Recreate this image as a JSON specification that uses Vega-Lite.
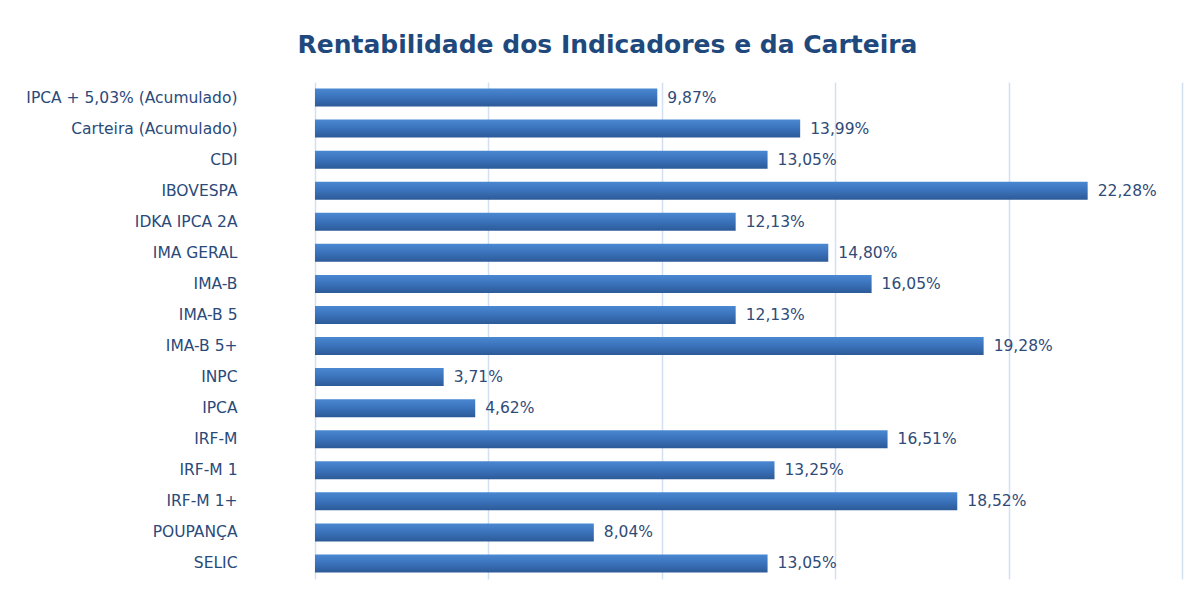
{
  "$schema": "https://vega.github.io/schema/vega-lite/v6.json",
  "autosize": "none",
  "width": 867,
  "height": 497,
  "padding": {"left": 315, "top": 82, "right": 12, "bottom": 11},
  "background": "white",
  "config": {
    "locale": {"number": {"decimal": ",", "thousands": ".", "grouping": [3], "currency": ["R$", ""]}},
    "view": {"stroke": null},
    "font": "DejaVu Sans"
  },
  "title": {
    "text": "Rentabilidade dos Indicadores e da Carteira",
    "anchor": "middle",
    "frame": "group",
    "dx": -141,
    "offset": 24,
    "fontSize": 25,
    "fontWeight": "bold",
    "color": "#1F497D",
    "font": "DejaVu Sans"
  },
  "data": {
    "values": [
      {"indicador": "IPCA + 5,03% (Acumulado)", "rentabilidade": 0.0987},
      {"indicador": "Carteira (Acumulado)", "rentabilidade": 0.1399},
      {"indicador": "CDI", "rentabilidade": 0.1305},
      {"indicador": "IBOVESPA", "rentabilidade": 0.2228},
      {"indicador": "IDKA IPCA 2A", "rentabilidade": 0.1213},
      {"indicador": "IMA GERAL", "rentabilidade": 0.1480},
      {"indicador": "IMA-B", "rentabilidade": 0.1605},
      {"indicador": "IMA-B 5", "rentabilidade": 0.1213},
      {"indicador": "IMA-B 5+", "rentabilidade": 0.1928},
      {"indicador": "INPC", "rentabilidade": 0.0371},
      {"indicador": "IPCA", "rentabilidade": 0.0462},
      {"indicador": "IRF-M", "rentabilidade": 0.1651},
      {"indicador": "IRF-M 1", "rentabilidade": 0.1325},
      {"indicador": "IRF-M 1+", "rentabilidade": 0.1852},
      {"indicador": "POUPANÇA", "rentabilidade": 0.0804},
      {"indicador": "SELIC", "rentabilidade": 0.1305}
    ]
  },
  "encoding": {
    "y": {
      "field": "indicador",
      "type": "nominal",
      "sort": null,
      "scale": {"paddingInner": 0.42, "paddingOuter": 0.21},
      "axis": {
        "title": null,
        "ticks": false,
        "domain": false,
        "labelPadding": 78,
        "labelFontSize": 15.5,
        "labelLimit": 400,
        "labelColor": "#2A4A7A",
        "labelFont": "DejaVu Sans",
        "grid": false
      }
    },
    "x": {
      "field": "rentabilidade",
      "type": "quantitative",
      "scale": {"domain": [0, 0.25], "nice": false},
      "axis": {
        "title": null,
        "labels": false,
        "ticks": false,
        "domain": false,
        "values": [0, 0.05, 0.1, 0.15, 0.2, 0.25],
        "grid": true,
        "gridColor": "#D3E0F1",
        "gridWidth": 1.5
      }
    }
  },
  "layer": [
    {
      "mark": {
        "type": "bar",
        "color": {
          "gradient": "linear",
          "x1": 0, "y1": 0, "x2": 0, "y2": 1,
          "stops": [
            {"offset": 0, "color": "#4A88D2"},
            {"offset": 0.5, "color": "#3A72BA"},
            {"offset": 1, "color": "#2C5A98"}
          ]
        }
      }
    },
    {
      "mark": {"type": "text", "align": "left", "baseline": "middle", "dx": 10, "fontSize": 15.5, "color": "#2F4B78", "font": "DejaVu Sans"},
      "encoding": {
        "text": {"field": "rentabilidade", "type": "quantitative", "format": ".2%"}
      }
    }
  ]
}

┄┄┄┄┄┄

Aim of the task:
Leave out the pictures and transcribe everything else exactly.

Correct response:
Recreate this image as a JSON specification that uses Vega-Lite.
{
  "$schema": "https://vega.github.io/schema/vega-lite/v6.json",
  "autosize": "none",
  "width": 867,
  "height": 497,
  "padding": {"left": 315, "top": 82, "right": 12, "bottom": 11},
  "background": "white",
  "config": {
    "locale": {"number": {"decimal": ",", "thousands": ".", "grouping": [3], "currency": ["R$", ""]}},
    "view": {"stroke": null},
    "font": "DejaVu Sans"
  },
  "title": {
    "text": "Rentabilidade dos Indicadores e da Carteira",
    "anchor": "middle",
    "frame": "group",
    "dx": -141,
    "offset": 24,
    "fontSize": 25,
    "fontWeight": "bold",
    "color": "#1F497D",
    "font": "DejaVu Sans"
  },
  "data": {
    "values": [
      {"indicador": "IPCA + 5,03% (Acumulado)", "rentabilidade": 0.0987},
      {"indicador": "Carteira (Acumulado)", "rentabilidade": 0.1399},
      {"indicador": "CDI", "rentabilidade": 0.1305},
      {"indicador": "IBOVESPA", "rentabilidade": 0.2228},
      {"indicador": "IDKA IPCA 2A", "rentabilidade": 0.1213},
      {"indicador": "IMA GERAL", "rentabilidade": 0.1480},
      {"indicador": "IMA-B", "rentabilidade": 0.1605},
      {"indicador": "IMA-B 5", "rentabilidade": 0.1213},
      {"indicador": "IMA-B 5+", "rentabilidade": 0.1928},
      {"indicador": "INPC", "rentabilidade": 0.0371},
      {"indicador": "IPCA", "rentabilidade": 0.0462},
      {"indicador": "IRF-M", "rentabilidade": 0.1651},
      {"indicador": "IRF-M 1", "rentabilidade": 0.1325},
      {"indicador": "IRF-M 1+", "rentabilidade": 0.1852},
      {"indicador": "POUPANÇA", "rentabilidade": 0.0804},
      {"indicador": "SELIC", "rentabilidade": 0.1305}
    ]
  },
  "encoding": {
    "y": {
      "field": "indicador",
      "type": "nominal",
      "sort": null,
      "scale": {"paddingInner": 0.42, "paddingOuter": 0.21},
      "axis": {
        "title": null,
        "ticks": false,
        "domain": false,
        "labelPadding": 78,
        "labelFontSize": 15.5,
        "labelLimit": 400,
        "labelColor": "#2A4A7A",
        "labelFont": "DejaVu Sans",
        "grid": false
      }
    },
    "x": {
      "field": "rentabilidade",
      "type": "quantitative",
      "scale": {"domain": [0, 0.25], "nice": false},
      "axis": {
        "title": null,
        "labels": false,
        "ticks": false,
        "domain": false,
        "values": [0, 0.05, 0.1, 0.15, 0.2, 0.25],
        "grid": true,
        "gridColor": "#D3E0F1",
        "gridWidth": 1.5
      }
    }
  },
  "layer": [
    {
      "mark": {
        "type": "bar",
        "color": {
          "gradient": "linear",
          "x1": 0, "y1": 0, "x2": 0, "y2": 1,
          "stops": [
            {"offset": 0, "color": "#4A88D2"},
            {"offset": 0.5, "color": "#3A72BA"},
            {"offset": 1, "color": "#2C5A98"}
          ]
        }
      }
    },
    {
      "mark": {"type": "text", "align": "left", "baseline": "middle", "dx": 10, "fontSize": 15.5, "color": "#2F4B78", "font": "DejaVu Sans"},
      "encoding": {
        "text": {"field": "rentabilidade", "type": "quantitative", "format": ".2%"}
      }
    }
  ]
}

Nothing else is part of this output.